>>>

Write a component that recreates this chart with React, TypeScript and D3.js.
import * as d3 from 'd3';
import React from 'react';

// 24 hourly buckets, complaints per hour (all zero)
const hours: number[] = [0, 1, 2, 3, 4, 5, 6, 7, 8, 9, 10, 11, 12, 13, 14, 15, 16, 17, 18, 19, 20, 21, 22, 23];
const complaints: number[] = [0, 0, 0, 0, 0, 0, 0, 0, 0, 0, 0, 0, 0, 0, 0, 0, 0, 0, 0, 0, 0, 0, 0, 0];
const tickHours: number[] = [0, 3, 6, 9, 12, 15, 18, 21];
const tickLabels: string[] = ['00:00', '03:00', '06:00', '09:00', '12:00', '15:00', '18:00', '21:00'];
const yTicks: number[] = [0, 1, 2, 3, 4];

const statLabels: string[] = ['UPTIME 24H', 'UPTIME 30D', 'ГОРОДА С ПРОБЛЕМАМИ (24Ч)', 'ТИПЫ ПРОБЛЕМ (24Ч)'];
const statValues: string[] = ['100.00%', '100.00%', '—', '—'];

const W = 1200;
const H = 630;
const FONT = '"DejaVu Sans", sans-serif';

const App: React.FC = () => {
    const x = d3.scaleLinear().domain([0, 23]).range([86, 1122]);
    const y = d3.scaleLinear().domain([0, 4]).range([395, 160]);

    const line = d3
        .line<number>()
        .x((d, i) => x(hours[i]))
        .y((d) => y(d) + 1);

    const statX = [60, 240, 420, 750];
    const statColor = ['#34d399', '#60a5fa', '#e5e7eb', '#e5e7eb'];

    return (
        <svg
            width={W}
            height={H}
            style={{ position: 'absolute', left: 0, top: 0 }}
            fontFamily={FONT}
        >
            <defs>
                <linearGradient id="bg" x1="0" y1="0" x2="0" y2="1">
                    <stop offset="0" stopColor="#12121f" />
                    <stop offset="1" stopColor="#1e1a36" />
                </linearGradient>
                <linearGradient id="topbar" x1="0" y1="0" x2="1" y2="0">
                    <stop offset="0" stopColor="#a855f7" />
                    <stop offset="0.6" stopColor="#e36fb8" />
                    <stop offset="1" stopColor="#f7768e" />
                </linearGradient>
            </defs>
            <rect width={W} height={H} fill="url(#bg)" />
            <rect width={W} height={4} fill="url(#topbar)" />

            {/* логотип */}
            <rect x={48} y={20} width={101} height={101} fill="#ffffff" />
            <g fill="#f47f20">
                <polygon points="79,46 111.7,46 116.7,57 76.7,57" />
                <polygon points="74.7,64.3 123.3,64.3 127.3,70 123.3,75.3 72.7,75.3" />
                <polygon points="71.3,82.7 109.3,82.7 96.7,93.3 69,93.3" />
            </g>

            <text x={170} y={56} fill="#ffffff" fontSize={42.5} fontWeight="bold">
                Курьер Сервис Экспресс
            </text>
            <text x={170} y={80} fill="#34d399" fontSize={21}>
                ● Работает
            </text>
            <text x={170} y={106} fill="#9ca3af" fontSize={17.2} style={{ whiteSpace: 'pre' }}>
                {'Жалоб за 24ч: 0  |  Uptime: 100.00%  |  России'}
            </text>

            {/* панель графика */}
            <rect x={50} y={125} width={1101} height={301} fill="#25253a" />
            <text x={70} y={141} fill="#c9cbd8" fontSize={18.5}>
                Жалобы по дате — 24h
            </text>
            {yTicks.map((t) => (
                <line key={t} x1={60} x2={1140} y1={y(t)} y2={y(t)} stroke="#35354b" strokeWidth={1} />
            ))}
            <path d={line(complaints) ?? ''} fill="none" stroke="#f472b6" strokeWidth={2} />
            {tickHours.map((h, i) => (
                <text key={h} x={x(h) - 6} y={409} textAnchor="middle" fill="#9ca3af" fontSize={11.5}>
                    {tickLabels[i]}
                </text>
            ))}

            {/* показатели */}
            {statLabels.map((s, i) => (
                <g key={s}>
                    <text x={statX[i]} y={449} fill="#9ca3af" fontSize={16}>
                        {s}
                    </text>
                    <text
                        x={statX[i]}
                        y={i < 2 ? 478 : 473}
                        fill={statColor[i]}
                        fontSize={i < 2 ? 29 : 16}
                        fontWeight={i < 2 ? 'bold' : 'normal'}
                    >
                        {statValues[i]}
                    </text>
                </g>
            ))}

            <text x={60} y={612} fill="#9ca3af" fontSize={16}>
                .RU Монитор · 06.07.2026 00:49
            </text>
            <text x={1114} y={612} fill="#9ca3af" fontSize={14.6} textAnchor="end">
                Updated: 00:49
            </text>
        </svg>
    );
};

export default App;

<<<

What this task involves.
Set down verbatim only the lines between the start of the data above and the line with "const yTicks: number[] = [0, 1, 2, 3, 4];", both boundaries included.

Response to this exercise.
Write a component that recreates this chart with React, TypeScript and D3.js.
import * as d3 from 'd3';
import React from 'react';

// 24 hourly buckets, complaints per hour (all zero)
const hours: number[] = [0, 1, 2, 3, 4, 5, 6, 7, 8, 9, 10, 11, 12, 13, 14, 15, 16, 17, 18, 19, 20, 21, 22, 23];
const complaints: number[] = [0, 0, 0, 0, 0, 0, 0, 0, 0, 0, 0, 0, 0, 0, 0, 0, 0, 0, 0, 0, 0, 0, 0, 0];
const tickHours: number[] = [0, 3, 6, 9, 12, 15, 18, 21];
const tickLabels: string[] = ['00:00', '03:00', '06:00', '09:00', '12:00', '15:00', '18:00', '21:00'];
const yTicks: number[] = [0, 1, 2, 3, 4];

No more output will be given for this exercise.